First, Mike Krzyzewski takes a shot at George Washington's conference. Then the NCAA mistakenly puts the logo for crosstown rival Georgetown on T-shirts for sale on the official tournament website.
By George, what do the Colonials have to do to earn some respect?
True, it's been a while since there was Selection Sunday joy at the Smith Center. GW (24-8) is back in the NCAAs for the first time since 2007, earning a No. 9 seed in the East and a meeting with eighth-seeded Memphis on Friday in Raleigh, N.C.
"It was definitely an uphill battle, coming in here, building the program back up," said senior Isaiah Armwood, playing his second season at GW after transferring from Villanova. "But it was well worth it."
The Colonials were one of six Atlantic 10 teams to get a nod, and that's the first point of contention. Duke's Krzyzewski, concerned that his Atlantic Coast Conference might not get its fair share, implied before the field was announced that a half-dozen A-10s sounded a bit generous.

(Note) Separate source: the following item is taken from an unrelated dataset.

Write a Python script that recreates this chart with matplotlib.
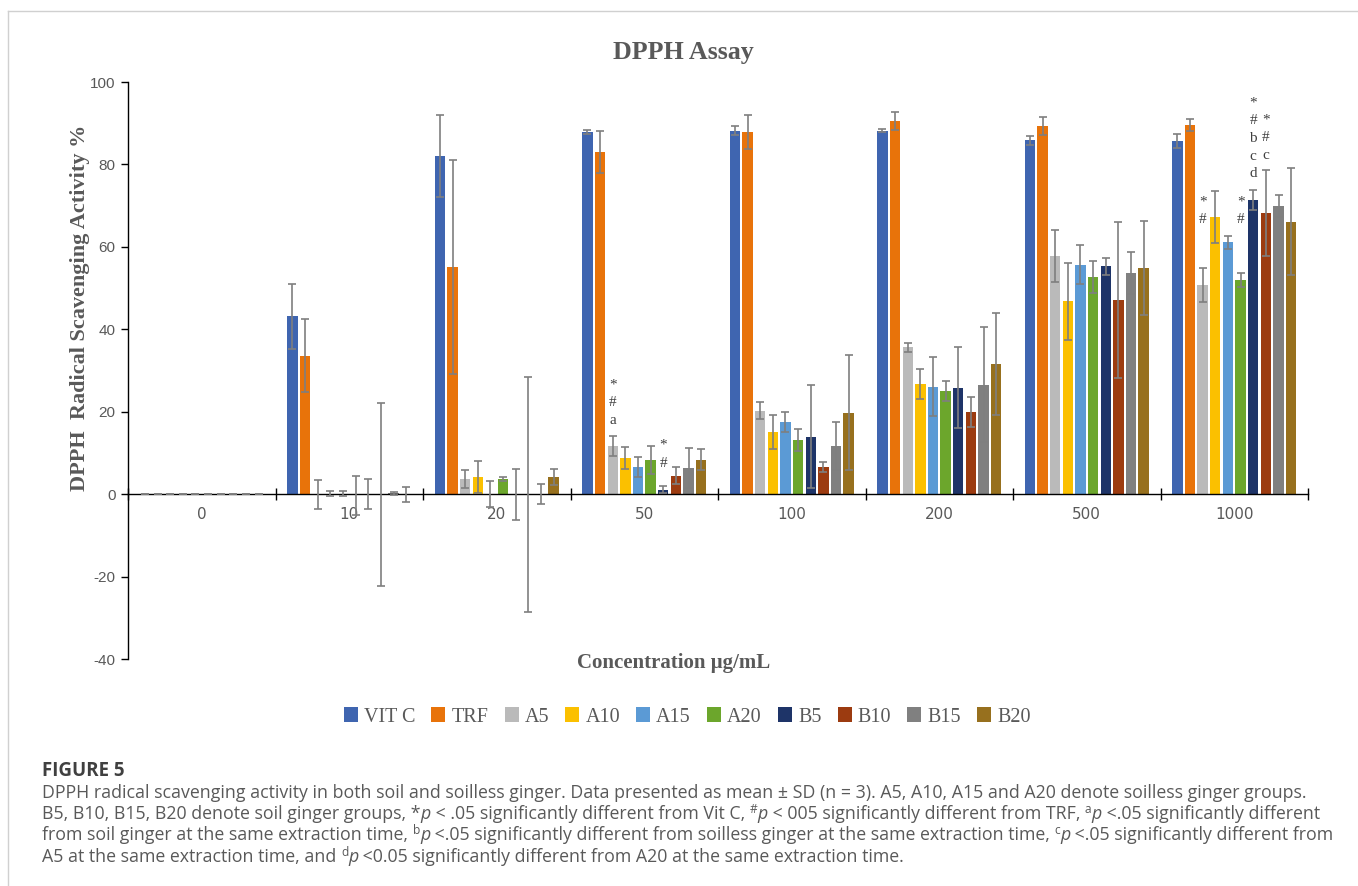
import numpy as np
import matplotlib
matplotlib.use("Agg")
import matplotlib.pyplot as plt
from matplotlib.patches import Patch
from matplotlib.lines import Line2D
from matplotlib.font_manager import FontProperties

plt.rcParams['axes.unicode_minus'] = False

# data (mean and SD per concentration)
concentrations = ['0', '10', '20', '50', '100', '200', '500', '1000']
series = ['VIT C', 'TRF', 'A5', 'A10', 'A15', 'A20', 'B5', 'B10', 'B15', 'B20']

vitc = [0, 43.2, 82.1, 87.9, 88.2, 88.2, 85.9, 85.7]
vitc_sd = [0, 7.9, 9.9, 0.45, 1.05, 0.4, 1.1, 1.6]
trf = [0, 33.6, 55.1, 83.0, 87.9, 90.5, 89.3, 89.6]
trf_sd = [0, 8.8, 26.0, 5.0, 4.1, 2.2, 2.1, 1.5]
a5 = [0, 0, 3.7, 11.7, 20.3, 35.6, 57.8, 50.7]
a5_sd = [0, 3.5, 2.1, 2.5, 2.1, 1.0, 6.3, 4.1]
a10 = [0, 0.1, 4.2, 8.8, 15.0, 26.8, 46.8, 67.2]
a10_sd = [0, 0.6, 3.8, 2.6, 4.1, 3.6, 9.3, 6.3]
a15 = [0, 0.1, 0, 6.6, 17.5, 26.1, 55.7, 61.1]
a15_sd = [0, 0.6, 3.2, 2.5, 2.4, 7.2, 4.7, 1.5]
a20 = [0, -0.3, 3.6, 8.4, 13.2, 25.0, 52.7, 52.0]
a20_sd = [0, 4.8, 0.5, 3.4, 2.7, 2.4, 3.9, 1.7]
b5 = [0, 0, -0.1, 1.1, 13.9, 25.8, 55.3, 71.4]
b5_sd = [0, 3.6, 6.1, 0.8, 12.5, 9.8, 2.1, 2.5]
b10 = [0, 0, 0, 4.5, 6.6, 19.9, 47.1, 68.3]
b10_sd = [0, 22.2, 28.5, 2.0, 1.2, 3.7, 18.9, 10.4]
b15 = [0, 0.2, 0, 6.3, 11.7, 26.6, 53.6, 69.9]
b15_sd = [0, 0.3, 2.5, 4.9, 5.9, 13.9, 5.1, 2.7]
b20 = [0, -0.1, 4.1, 8.4, 19.8, 31.6, 54.9, 66.1]
b20_sd = [0, 1.8, 1.9, 2.5, 13.9, 12.4, 11.5, 13.0]

means = [vitc, trf, a5, a10, a15, a20, b5, b10, b15, b20]
sds = [vitc_sd, trf_sd, a5_sd, a10_sd, a15_sd, a20_sd, b5_sd, b10_sd, b15_sd, b20_sd]

# significance marks: (concentration index, series index, top y, labels)
marks = [
    (3, 2, 26.5, ['*', '#', 'a']),
    (3, 6, 11.8, ['*', '#']),
    (7, 2, 70.9, ['*', '#']),
    (7, 5, 70.9, ['*', '#']),
    (7, 6, 94.9, ['*', '#', 'b', 'c', 'd']),
    (7, 7, 90.8, ['*', '#', 'c']),
]

colors = ['#3F65B0', '#E8730A', '#BABABA', '#FBC000', '#5B9AD5',
          '#6CA62C', '#1E3468', '#9C3B10', '#808080', '#97701E']
gray = '#595959'

W, H = 1358, 886
fig = plt.figure(figsize=(W / 100, H / 100), dpi=100)
ax = fig.add_axes([0.0943, 0.2562, 0.8689, 0.6512])

x = np.arange(len(concentrations)) + 0.5
slot = 0.0857
for k in range(len(series)):
    pos = x + (k - 4.5) * slot
    ax.bar(pos, means[k], width=slot * 0.82, color=colors[k], linewidth=0, zorder=2)
    ax.errorbar(pos, means[k], yerr=sds[k], fmt='none', ecolor='#7F7F7F',
                elinewidth=1.2, capsize=2.6, capthick=1.2, zorder=3)

for g, s, ytop, labels in marks:
    xp = x[g] + (s - 4.5) * slot
    for j, lab in enumerate(labels):
        ax.text(xp, ytop - j * 4.3, lab, ha='center', va='center',
                family='Liberation Serif', fontsize=11, color='#404040')

ax.set_xlim(0, 8)
ax.set_ylim(-40, 100)
ax.set_yticks(range(-40, 101, 20))
ax.set_xticks(x)
ax.set_xticklabels(concentrations)
ax.set_xticks(np.arange(0, 9), minor=True)
ax.tick_params(axis='x', which='major', length=0, pad=9, labelsize=11, labelcolor=gray)
ax.tick_params(axis='x', which='minor', direction='inout', length=8, width=1, color='black')
ax.tick_params(axis='y', length=5, width=1, color='black', labelsize=11, labelcolor=gray, pad=4)
for lab in ax.get_xticklabels() + ax.get_yticklabels():
    lab.set_family('Liberation Sans')

ax.spines['top'].set_visible(False)
ax.spines['right'].set_visible(False)
ax.spines['bottom'].set_position(('data', 0))
ax.spines['bottom'].set_zorder(2.5)
ax.spines['left'].set_linewidth(1)
ax.spines['bottom'].set_linewidth(1)

fig.text(683 / W, 1 - 52 / H, 'DPPH Assay', ha='center', va='center',
         family='Liberation Serif', fontweight='bold', fontsize=18.7, color=gray)
fig.text(80 / W, 1 - 308 / H, 'DPPH  Radical Scavenging Activity %', rotation=90,
         ha='center', va='center', family='Liberation Serif', fontweight='bold',
         fontsize=16, color=gray)
fig.text(674 / W, 1 - 663 / H, 'Concentration μg/mL', ha='center', va='center',
         family='Liberation Serif', fontweight='bold', fontsize=15, color=gray)

handles = [Patch(facecolor=c, edgecolor='none') for c in colors]
leg = fig.legend(handles, series, loc='center', bbox_to_anchor=(0.506, 1 - 717 / H),
                 ncol=10, frameon=False, handlelength=0.7, handleheight=0.7,
                 handletextpad=0.3, columnspacing=0.8,
                 prop={'family': 'Liberation Serif', 'size': 14.5})
for t in leg.get_texts():
    t.set_color(gray)

# page frame lines
fig.add_artist(Line2D([8 / W, 1], [1 - 11 / H, 1 - 11 / H], color='#D0D0D0', lw=1))
fig.add_artist(Line2D([8 / W, 8 / W], [0, 1 - 11 / H], color='#D0D0D0', lw=1))

# caption
cx = 42 / W
fig.text(cx, 1 - 771 / H, 'FIGURE 5', ha='left', va='center', family='Open Sans',
         fontweight='bold', fontsize=13.5, color='#404040')

cap_size = 12.75
styles = {
    'n': dict(family='Open Sans', fontsize=cap_size),
    'i': dict(family='Open Sans', fontsize=cap_size, style='italic'),
    's': dict(family='Open Sans', fontsize=cap_size * 0.68),
}
caption = [
    [('DPPH radical scavenging activity in both soil and soilless ginger. Data presented as mean ± SD (n = 3). '
      'A5, A10, A15 and A20 denote soilless ginger groups.', 'n')],
    [('B5, B10, B15, B20 denote soil ginger groups, *', 'n'), ('p', 'i'),
     (' < .05 significantly different from Vit C, ', 'n'), ('#', 's'), ('p', 'i'),
     (' < 005 significantly different from TRF, ', 'n'), ('a', 's'), ('p', 'i'),
     (' <.05 significantly different', 'n')],
    [('from soil ginger at the same extraction time, ', 'n'), ('b', 's'), ('p', 'i'),
     (' <.05 significantly different from soilless ginger at the same extraction time, ', 'n'),
     ('c', 's'), ('p', 'i'), (' <.05 significantly different from', 'n')],
    [('A5 at the same extraction time, and ', 'n'), ('d', 's'), ('p', 'i'),
     (' <0.05 significantly different from A20 at the same extraction time.', 'n')],
]

renderer = fig.canvas.get_renderer()


def advance(txt, st):
    fp = FontProperties(family=styles[st]['family'], size=styles[st]['fontsize'],
                        style=styles[st].get('style', 'normal'))
    w1 = renderer.get_text_width_height_descent('x' + txt + 'x', fp, ismath=False)[0]
    w0 = renderer.get_text_width_height_descent('xx', fp, ismath=False)[0]
    return w1 - w0


for i, runs in enumerate(caption):
    base = 798 + 21.2 * i
    xp = 42.0
    for txt, st in runs:
        rise = 6 if st == 's' else 0
        fig.text(xp / W, 1 - (base - rise) / H, txt, ha='left', va='baseline',
                 color=gray, **styles[st])
        xp += advance(txt, st)

fig.savefig('out.png', dpi=100)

"I'll get in trouble probably for saying it," Krzyzewski said. "Like the Atlantic 10, they're a really good conference. I hear people saying there are six teams in there. Come on. I mean, they're good, but put them in our conference and go through the meat grinder that our conference has to go through."
GW coach Mike Lonergan, whose team finished third in the A-10 regular season, responded without even being asked.
"I'm really happy for our conference having six teams go, no matter what Coach K and people say," Lonergan said. "I appreciate their loyalty to their own conference, but the facts speak for themselves. This league was terrific this year."
The cold hard facts: The ACC and A-10 went 8-8 against each other this season. Both got six teams in the tournament. GW, by the way, was 2-0, taking down Miami and Maryland.
Speaking of the Terrapins, they're not in the NCAA tournament, and neither is Georgetown. It's only the third time in more than 50 years (1993, 2005) that GW is dancing while the two behemoths in the area are not, making it all the more surreal that the NCAA should have the wrong logo — a gray "G'' in place of a buff-and-blue "GW" — on some of the "March Madness Men's Basketball Championship" T-shirts on the organization's website Monday.
"A t-shirt mistake by the NCAA is not going to impact enjoying all the progress our team and staff have made. Not a big deal," tweeted athletic director Patrick Nero.
Still, if anyone knows how to use such slights, it's Lonergan. At the selection show party, he was still recovering from the loss to Virginia Commonwealth in the semifinals of the A-10 tournament.
"I lost my voice," he told the crowd. "I'm still trying to get those refs to call traveling on VCU."
Lonergan won a Division III national championship at Catholic in 2001 and took Vermont to four postseason tournaments. He went 10-21 and 13-17 at GW before this season's turnaround.
"This was a more enjoyable selection show," he said. "It's a little different when you're coaching Division III and in the first years you're sitting on a computer watching a show, and you don't know if the name of your team is going to appear. And then, at Vermont, I thought we'd earned a 14 seed ... and they made us a 16."
For another redemptive story, there's GW graduate student Maurice Creek, who left Indiana with a degree and a long medical rap sheet: dislocated left kneecap, stress fracture in right kneecap, torn left Achilles tendon.
But he still had eligibility left, so he enrolled in GW's Graduate School of Education and Human Development and this season hit the shot that beat Maryland.
At the selection party, Creek said he tries not to reflect on his journey. His mother, Pammy Morgan, couldn't think about anything else.
"With all the injuries that he's gone through, he has a testimony for any athlete — professional, student-athletes, any athlete," Morgan said. "Everybody said that he was washed up, that he was never going to play again. Look at what he's doing. ... He finally gets to dance. He actually gets out there and on his own two feet, on his own Achilles, on his own knees, and he gets to dance."